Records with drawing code

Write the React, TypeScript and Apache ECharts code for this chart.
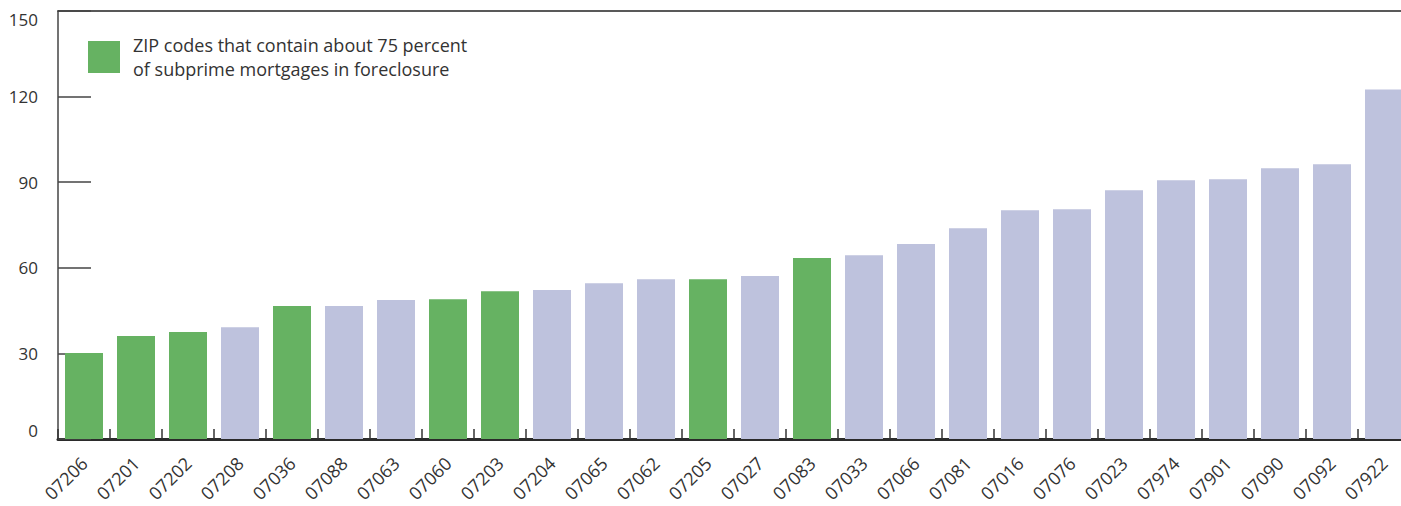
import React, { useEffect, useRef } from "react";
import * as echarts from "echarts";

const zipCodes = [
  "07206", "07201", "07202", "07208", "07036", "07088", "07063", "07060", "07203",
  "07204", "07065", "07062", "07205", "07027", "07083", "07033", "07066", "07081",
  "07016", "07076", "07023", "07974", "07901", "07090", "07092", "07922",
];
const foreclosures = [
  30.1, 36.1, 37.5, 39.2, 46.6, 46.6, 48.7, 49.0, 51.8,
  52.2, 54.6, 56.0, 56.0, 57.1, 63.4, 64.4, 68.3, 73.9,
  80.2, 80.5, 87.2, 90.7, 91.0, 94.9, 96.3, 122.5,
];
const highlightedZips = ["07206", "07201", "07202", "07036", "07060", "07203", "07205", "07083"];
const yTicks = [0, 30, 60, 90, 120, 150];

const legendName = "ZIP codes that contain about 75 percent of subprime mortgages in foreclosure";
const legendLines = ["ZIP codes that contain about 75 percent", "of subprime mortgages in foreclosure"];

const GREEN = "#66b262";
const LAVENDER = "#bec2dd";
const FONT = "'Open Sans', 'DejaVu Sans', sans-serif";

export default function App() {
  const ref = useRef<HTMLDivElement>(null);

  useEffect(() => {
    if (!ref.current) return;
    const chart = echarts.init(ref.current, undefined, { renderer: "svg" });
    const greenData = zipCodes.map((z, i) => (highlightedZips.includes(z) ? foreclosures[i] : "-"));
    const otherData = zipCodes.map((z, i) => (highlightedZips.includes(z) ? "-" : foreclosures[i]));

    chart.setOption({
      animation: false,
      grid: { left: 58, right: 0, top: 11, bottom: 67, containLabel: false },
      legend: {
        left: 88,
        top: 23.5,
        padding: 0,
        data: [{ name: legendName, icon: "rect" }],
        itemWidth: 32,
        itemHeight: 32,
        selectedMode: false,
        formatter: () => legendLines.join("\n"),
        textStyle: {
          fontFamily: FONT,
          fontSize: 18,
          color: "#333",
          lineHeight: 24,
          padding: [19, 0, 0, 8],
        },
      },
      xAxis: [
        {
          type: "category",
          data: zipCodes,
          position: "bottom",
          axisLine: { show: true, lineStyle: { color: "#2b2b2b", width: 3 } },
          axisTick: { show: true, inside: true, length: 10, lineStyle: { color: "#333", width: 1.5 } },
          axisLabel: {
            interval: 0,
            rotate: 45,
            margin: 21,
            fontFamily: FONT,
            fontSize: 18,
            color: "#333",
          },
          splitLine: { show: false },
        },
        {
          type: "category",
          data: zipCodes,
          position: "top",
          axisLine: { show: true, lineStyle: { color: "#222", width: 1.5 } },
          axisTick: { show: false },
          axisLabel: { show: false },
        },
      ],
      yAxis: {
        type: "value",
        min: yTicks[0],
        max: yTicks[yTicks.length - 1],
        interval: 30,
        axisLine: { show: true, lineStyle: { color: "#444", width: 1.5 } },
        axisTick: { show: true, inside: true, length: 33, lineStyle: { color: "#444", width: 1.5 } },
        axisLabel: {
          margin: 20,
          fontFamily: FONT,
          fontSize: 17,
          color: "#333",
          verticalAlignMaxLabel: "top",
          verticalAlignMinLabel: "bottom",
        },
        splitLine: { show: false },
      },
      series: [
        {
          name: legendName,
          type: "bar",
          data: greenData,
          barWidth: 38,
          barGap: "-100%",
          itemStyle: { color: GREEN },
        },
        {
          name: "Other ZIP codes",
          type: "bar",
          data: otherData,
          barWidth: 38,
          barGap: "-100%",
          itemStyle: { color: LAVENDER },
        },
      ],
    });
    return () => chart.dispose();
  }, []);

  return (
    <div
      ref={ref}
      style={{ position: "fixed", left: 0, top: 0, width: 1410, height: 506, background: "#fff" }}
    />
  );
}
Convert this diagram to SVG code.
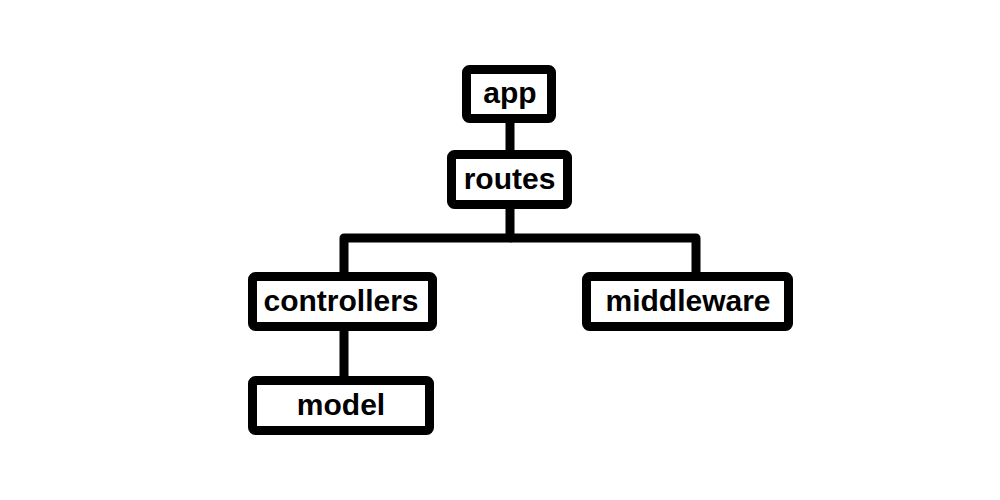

(GIVEN TASK): Go back to the entries above and restate word for word every line from the first through the one that contains "import * as", leaving the pictures behind.

(SOLUTION TO THE EXERCISE):
Write the React, TypeScript and Apache ECharts code for this chart.
import React, { useEffect, useRef } from "react";
import * as echarts from "echarts";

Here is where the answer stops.